Il n’y a aucune inquiétude à traverser un champ de blé pour aller à l’église, il n’y a pas de peur de se salir les chaussures dans la boue pour prendre une calèche, ou pour faire rentrer les chevaux dans la grange, etc. Là où les espaces prouvent leur éternité en étant l’ami fidèle de l’homme (ou sa pire torture par exécution, par mauvais temps, …), il y a l’effet éphémère que provoquent les foyers. Dernièrement, Andrew Haigh l’a encore prouvé avec son kitchen sink drama intitulé 45 YEARS. Ici, Terence Davies confirme que l’intérieur des foyers n’a pas non plus de temporalité définie. Peu importe l’époque, les générations, les personnalités, le nombre de personnes, … il y a toujours ce feu brûlant à l’intérieur des personnages.
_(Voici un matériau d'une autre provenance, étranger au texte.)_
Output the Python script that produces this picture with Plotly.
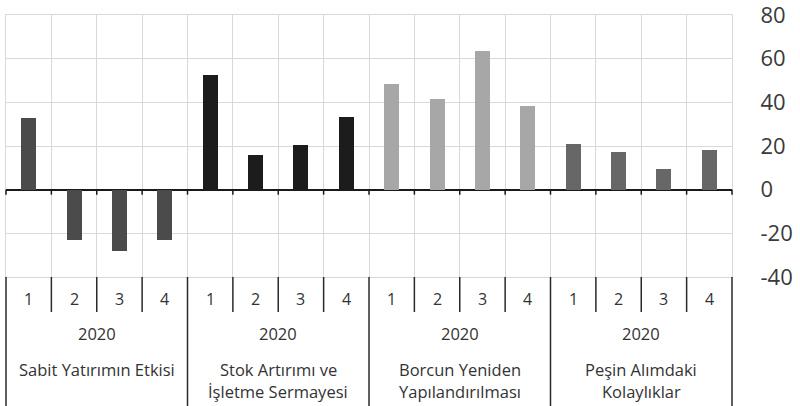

Des flammes qui sont à la fois la chaleur des relations humaines, mais également ce qui peut les détruire. Rien n’est acquis dans les foyers des films britanniques, tout est à préserver.

D’où cette magnifique lumière impressionniste dans les plans de SUNSET SONG. Terence Davies arrive à la fois à capter la vérité d’une époque et de la condition féminine, mais aussi à la rendre plus gracieuse par sa force à survivre. La lumière serait une dimension divine qui protège la protagoniste de tout mauvais pas, même si le sort ne fait pas preuve d’indulgence (au contraire). Peu importe les épreuves que subit Chris, elle reste debout, active et le plus important : émotive. Parce que dans les images, le plus important, c’est quand la dramatisation des espaces et les émotions des personnages trouvent leurs esthétiques propulsant le film vers l’intensité des sensations. Grand cru britannique.